March 27, 2024 3 min read

The world of sparkling wines is extremely varied, characterized by a wide range of nuances and technical terms that not everyone is familiar with. We want to help you clear up some common doubts so you can make a more informed choice about your favorite sparkling wines.

One of the main distinctions lies in the production method used, and there are two main ones: the Charmat Method (also known as the Martinotti Method) and the Metodo Classico. Basically, they differ in the refermentation technique used; in the former, the second fermentation takes place in steel tanks, while in the second one, refermentation is in the bottle and takes longer. But let's look at the two methods in more detail...

Delea Charmat Method

Charmat Method

Wines made by the Charmat or Martinotti Method (named in honor of Asti native Federico Martinotti, inventor of the method, and Eugéne Charmat, inventor of the equipment for its application) are derived from white base wines. After the first fermentation in the standard production process, these wines go through a second fermentation in steel tanks, under controlled temperature and pressure, with the addition of yeast and sugar. During this stage, which lasts from 30 days to 6 months, the yeasts metabolize the sugars producing alcohol and carbon dioxide, thus creating the characteristic bubbles. Next, the wine is filtered and finally bottled. This process, because of its simplicity and speed, gives the wines a predominantly light, fresh and fruity character.

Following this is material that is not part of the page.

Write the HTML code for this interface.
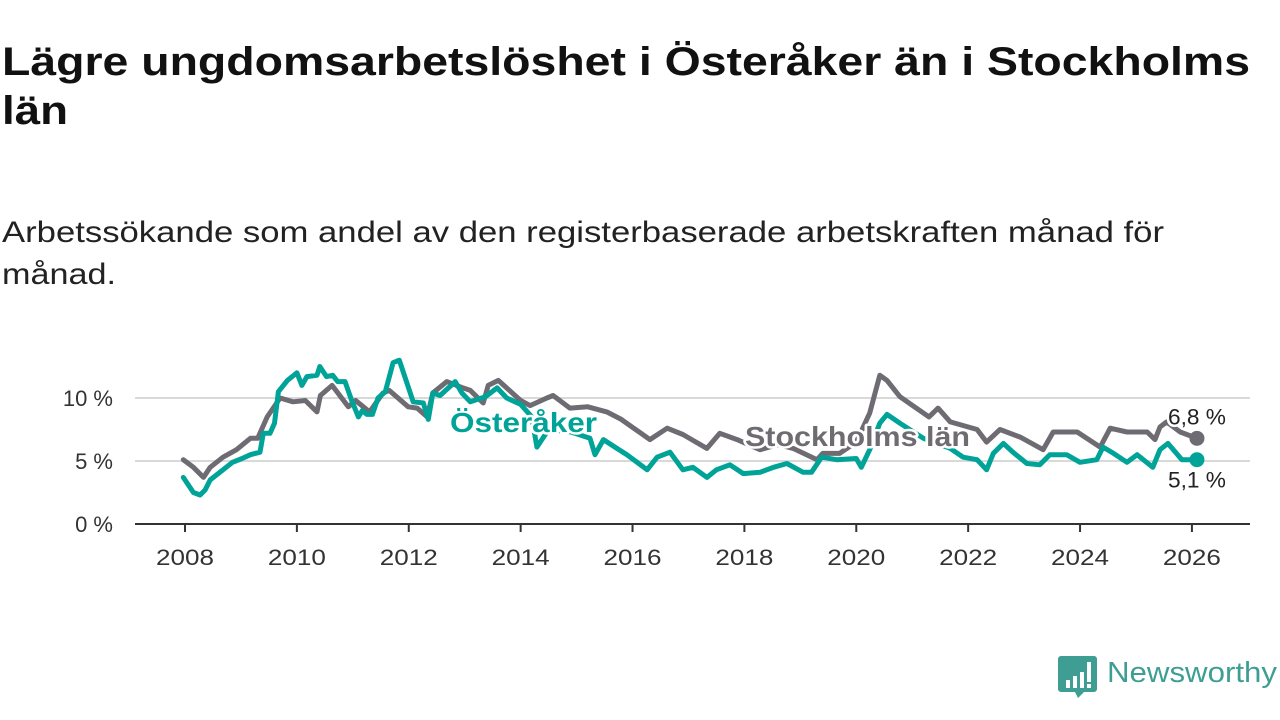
<!DOCTYPE html>
<html><head><meta charset="utf-8"><style>
html,body{margin:0;padding:0;background:#fff;width:1280px;height:720px;overflow:hidden}
svg{display:block;font-family:"Liberation Sans",sans-serif}
</style></head><body>
<svg id="chart" width="1280" height="720">
<text x="2" y="75" font-size="40" font-weight="bold" fill="#111" textLength="1248" lengthAdjust="spacingAndGlyphs">Lägre ungdomsarbetslöshet i Österåker än i Stockholms</text>
<text x="2" y="124" font-size="40" font-weight="bold" fill="#111" textLength="66" lengthAdjust="spacingAndGlyphs">län</text>
<text x="2" y="242" font-size="30" fill="#222" textLength="1162" lengthAdjust="spacingAndGlyphs">Arbetssökande som andel av den registerbaserade arbetskraften månad för</text>
<text x="2" y="284" font-size="30" fill="#222" textLength="114" lengthAdjust="spacingAndGlyphs">månad.</text>
<g id="grid"></g><g id="axes"></g><g id="series"></g><g id="labels"></g>
<g>
<path d="M1061 656 h33 a3 3 0 0 1 3 3 v30 a3 3 0 0 1 -3 3 h-10 l-6 6 l-3 -6 h-14 a3 3 0 0 1 -3 -3 v-30 a3 3 0 0 1 3 -3z" fill="#3f9e93"/>
<rect x="1066" y="680" width="4" height="8" fill="#fff"/><rect x="1073" y="676" width="4" height="12" fill="#fff"/><rect x="1080" y="672" width="4" height="16" fill="#fff"/><rect x="1087" y="662" width="4" height="20" fill="#fff"/><rect x="1087" y="684" width="4" height="4" fill="#fff"/>
<text x="1107" y="682" font-size="29" fill="#3f9e93" textLength="170" lengthAdjust="spacingAndGlyphs">Newsworthy</text>
</g>
</svg>
<script>
const yTicks=[0,5,10];
const yTickLabels=["0 %","5 %","10 %"];
const xTicks=[2008,2010,2012,2014,2016,2018,2020,2022,2024,2026];
const stockDates=[2007.97,2008.15,2008.33,2008.45,2008.68,2008.92,2009.17,2009.3,2009.47,2009.7,2009.93,2010.15,2010.36,2010.42,2010.63,2010.92,2011.05,2011.3,2011.54,2011.65,2011.99,2012.15,2012.33,2012.43,2012.68,2012.97,2013.1,2013.33,2013.42,2013.6,2014.0,2014.17,2014.47,2014.58,2014.88,2015.2,2015.54,2015.8,2016.31,2016.62,2016.9,2017.33,2017.56,2017.87,2018.28,2018.6,2018.87,2019.3,2019.4,2019.7,2020.0,2020.24,2020.42,2020.55,2020.78,2021.3,2021.46,2021.68,2022.16,2022.33,2022.57,2022.93,2023.34,2023.52,2023.95,2024.36,2024.54,2024.84,2025.2,2025.34,2025.43,2025.55,2025.79,2026.09];
const stockValues=[5.1,4.5,3.7,4.5,5.3,5.9,6.8,6.8,8.5,10.0,9.7,9.8,8.9,10.2,11.0,9.3,9.8,8.9,10.4,10.6,9.3,9.2,8.5,10.4,11.3,10.8,10.6,9.6,11.0,11.4,9.8,9.4,10.0,10.2,9.2,9.3,8.9,8.3,6.7,7.6,7.1,6.0,7.2,6.7,5.9,6.3,6.0,5.1,5.6,5.6,6.5,8.8,11.8,11.4,10.1,8.5,9.2,8.1,7.5,6.5,7.5,6.9,5.9,7.3,7.3,6.1,7.6,7.3,7.3,6.7,7.7,8.1,7.3,6.8];
const ostDates=[2007.97,2008.15,2008.27,2008.36,2008.45,2008.68,2008.85,2009.02,2009.17,2009.34,2009.4,2009.52,2009.6,2009.67,2009.83,2010.0,2010.09,2010.18,2010.36,2010.41,2010.53,2010.64,2010.73,2010.86,2010.98,2011.1,2011.17,2011.25,2011.35,2011.45,2011.58,2011.72,2011.83,2012.08,2012.26,2012.35,2012.43,2012.56,2012.83,2012.95,2013.1,2013.37,2013.58,2013.75,2014.0,2014.2,2014.29,2014.5,2014.9,2015.24,2015.33,2015.48,2015.72,2015.9,2016.26,2016.44,2016.67,2016.9,2017.08,2017.33,2017.5,2017.74,2017.98,2018.28,2018.52,2018.76,2019.05,2019.2,2019.38,2019.65,2020.0,2020.09,2020.24,2020.42,2020.55,2020.78,2021.2,2021.68,2021.91,2022.16,2022.33,2022.45,2022.63,2022.8,2023.05,2023.28,2023.46,2023.76,2024.0,2024.3,2024.41,2024.6,2024.84,2025.02,2025.3,2025.43,2025.57,2025.82,2026.09];
const ostValues=[3.7,2.5,2.3,2.7,3.5,4.3,4.9,5.2,5.5,5.7,7.2,7.2,8.0,10.5,11.4,12.0,11.0,11.7,11.8,12.5,11.7,11.8,11.3,11.3,9.8,8.5,9.0,8.7,8.7,10.0,10.5,12.8,13.0,9.7,9.6,8.3,10.4,10.2,11.3,10.4,9.7,10.1,10.8,10.0,9.5,8.5,6.1,7.5,7.3,6.8,5.5,6.7,6.0,5.5,4.3,5.3,5.7,4.3,4.5,3.7,4.3,4.7,4.0,4.1,4.5,4.8,4.1,4.1,5.3,5.1,5.2,4.5,5.9,8.0,8.7,8.0,6.8,6.0,5.3,5.1,4.3,5.6,6.4,5.7,4.8,4.7,5.5,5.5,4.9,5.1,6.1,5.6,4.9,5.5,4.5,5.9,6.4,5.1,5.1];
const X=y=>185+(y-2008)*55.94, Y=v=>524-v*12.6;
const NS="http://www.w3.org/2000/svg";
function mk(t,p,a){const e=document.createElementNS(NS,t);for(const k in a)e.setAttribute(k,a[k]);p.appendChild(e);return e;}
const grid=document.getElementById('grid'),axes=document.getElementById('axes'),ser=document.getElementById('series'),lab=document.getElementById('labels');
yTicks.forEach((v,i)=>{
 if(v>0){const g=mk('line',grid,{x1:135,x2:1250,y1:Y(v),y2:Y(v),stroke:'#d9d9d9','stroke-width':2});
 
 }
 const t=mk('text',axes,{x:113,y:Y(v)+8,'text-anchor':'end','font-size':22,fill:'#333'});t.textContent=yTickLabels[i];
 
 
});
const ax=mk('line',axes,{x1:135,x2:1250,y1:524,y2:524,stroke:'#333','stroke-width':2});


xTicks.forEach(y=>{
 const tk=mk('line',axes,{x1:X(y),x2:X(y),y1:524,y2:532,stroke:'#333','stroke-width':2});
 
 
 const t=mk('text',axes,{x:X(y),y:565,'text-anchor':'middle','font-size':22,fill:'#333',textLength:58,lengthAdjust:'spacingAndGlyphs'});t.textContent=y;
 
 
});
function line(d,v,c,name){
 const pts=d.map((x,i)=>X(x).toFixed(1)+','+Y(v[i]).toFixed(1)).join(' ');
 const p=mk('polyline',ser,{points:pts,fill:'none',stroke:c,'stroke-width':5,'stroke-linejoin':'round','stroke-linecap':'round'});
 
 
 const n=d.length-1;
 const c2=mk('circle',ser,{cx:X(d[n]),cy:Y(v[n]),r:7.5,fill:c});
 
 
 return [X(d[n]),Y(v[n]),v[n]];
}
const gs=line(stockDates,stockValues,'#6e6c72','stockholm');
const os=line(ostDates,ostValues,'#00a398','osteraker');
function txt(x,y,s,c,sz,w,anchor,name,halo,len){
 const t=mk('text',lab,{x:x,y:y,'font-size':sz,'font-weight':w,fill:c,'text-anchor':anchor});
 if(len){t.setAttribute('textLength',len);t.setAttribute('lengthAdjust','spacingAndGlyphs');}
 if(halo){t.setAttribute('stroke','#fff');t.setAttribute('stroke-width',5);t.setAttribute('paint-order','stroke');t.setAttribute('stroke-linejoin','round');}
 t.textContent=s;
 
 
}
txt(450,432,'Österåker','#00a398',28,'bold','start','osteraker-label',true,147);
txt(745,446,'Stockholms län','#6e6c72',28,'bold','start','stockholm-label',true,225);
txt(gs[0],gs[1]-14,gs[2].toFixed(1).replace('.',',')+' %','#222',22,'normal','middle','stockholm-end-value',true,58);
txt(os[0],os[1]+28,os[2].toFixed(1).replace('.',',')+' %','#222',22,'normal','middle','osteraker-end-value',true,58);
</script>
</body></html>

Our sparkling wines made with the Charmat Method, have become one of the symbols of our winery: Charme Spumante Brut, made with the most popular Swiss grape, Merlot, along with Chardonnay and Pinot Noir, born in 1995 from an intuition of Angelo Delea who revolutionized the Swiss aperitif; Charme Rosé Spumante Brut Merlot Ticino, made with 100% Merlot grapes from Ticino; Noir Spumante Brut, made with the best Chardonnay and Pinot Noir grapes from our vineyards.


Classical Method

The Classical Method or Champenoise Method (for Champagne produced in its namesake region) or Crémant Method (for sparkling wines produced in the rest of France) differs from the Charmat Method primarily because the second fermentation, and thus the sparkling process, takes place directly in the bottle. Base sparkling wines are generally made from a cuvée, a blend of wines of various types and/or vintages (if not a millesimato sparkling wine), which is bottled with the addition of sugars and selected yeasts (tirage). In the bottle, the wine goes through second fermentation during a horizontal resting period that lasts an average of 24 to 36 months, with some bottles resting as long as 120 months or more. Next, the remuage stage is performed: each bottle is rotated 1/8 and slightly tilted with the cork downward to settle the fermentation residue in the neck until it reaches the vertical position. The neck of the bottle is then frozen to facilitate removal of the frozen lees during disgorgement (degorgement). Finally, dosage takes place, with the addition of a mixture of sugars and wine to correct the loss of wine during disgorgement. The Classical Method, which is more time-consuming, expensive and complex than the Charmat Method, produces more structured and full-bodied wines with more complex notes mainly related to yeast and a finer, more persistent perlage.


Did you already know the differences between the two different methods?